Lauer and Needham are to events and threads what Popek and Goldberg are to virtualization: a distraction. The theoretical equivalence in expressiveness between the two models has very little to do with the practical systems programming reality of implementing them.

This paper also handwaves around the difference between preemptive and cooperative threads, as if to suggest that event-scheduled I/O implementers are naturally opposed to cooperative threading. In fact, I/O loads seem to be a motivating driver for coop thread libraries. In that sense, this paper seems to be an attempt to manufacture a controversy where none exists.

Finally, the notion that cooperatively-schedule concurrent I/O is automatically synchronized only on uniprocessors is true but irrelevant. Anybody that builds a cooperative system that needs to run on multiple processors knows they need to synchronize. The point is that coop systems are explicitly synchronized and have stated that is unshared by default, which eliminates large classes of errors (not just straightforward stuff, but also thread serialization and performance issues).
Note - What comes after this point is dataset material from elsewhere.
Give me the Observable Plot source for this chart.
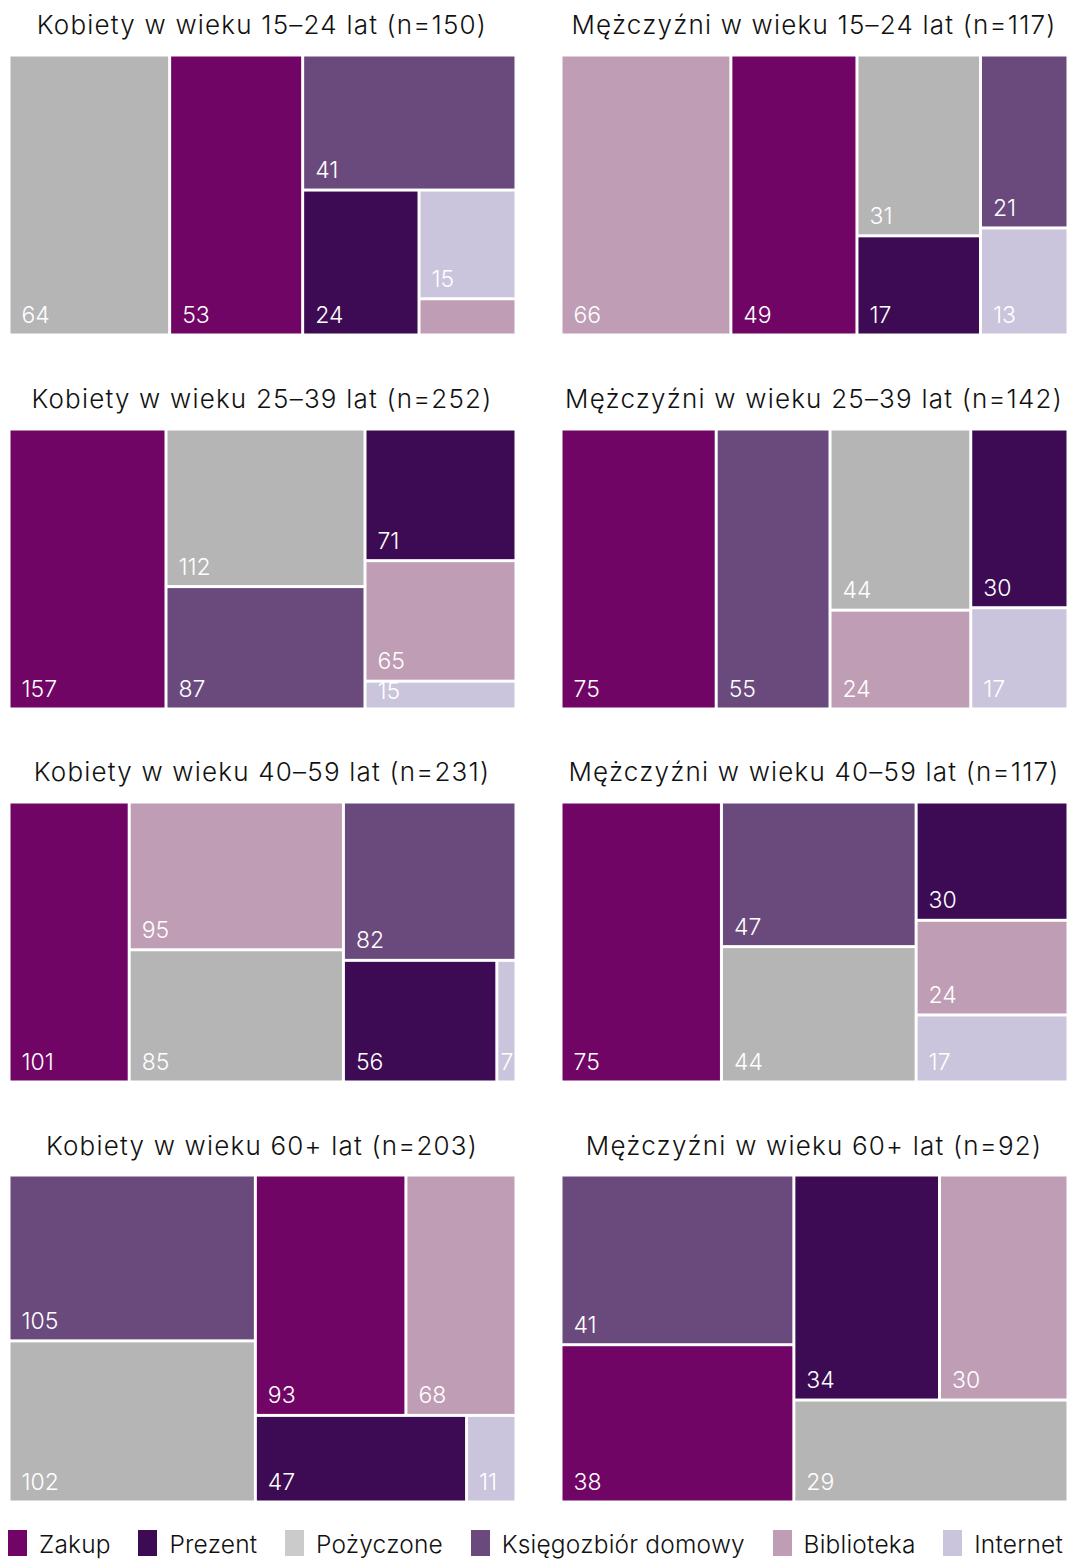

On top of which, not every "Event based" system isn't threaded.

They specifically provide fork/join as an example of Thread based. Scala 2.8 adds full support for using a fork/join model in Actors, which are... to the observer, event driven (message driven event responders backed by threads). Akka, a Scala framework which pulls in a more complete Actor model, Erlang style supervisors and a bunch of Clojure & STM data concepts (among other features) allows you to tune the underlying dispatch for their Actors. You can easily set it up to use thread pools.

Articles like this are going to cause, more than anything, your less-technical management type to suddenly decide event driven coding is bad for some reason. Without knowing that your code which APPEARS event driven on the outside may be thread driven on the inside...


s/Popov/Popek/


Thanks! Did what I said make sense otherwise?


What you write always makes sense, Thomas.


Latency is impossible to guarantee with both threads and events, so neither is very good from that perspective. They don't talk about dead lock either or thread pool exhaustion. Meaningfully assigning thread priorities is nearly impossible as well. Neither is a good abstraction.


It would be interesting to revisit this using Go.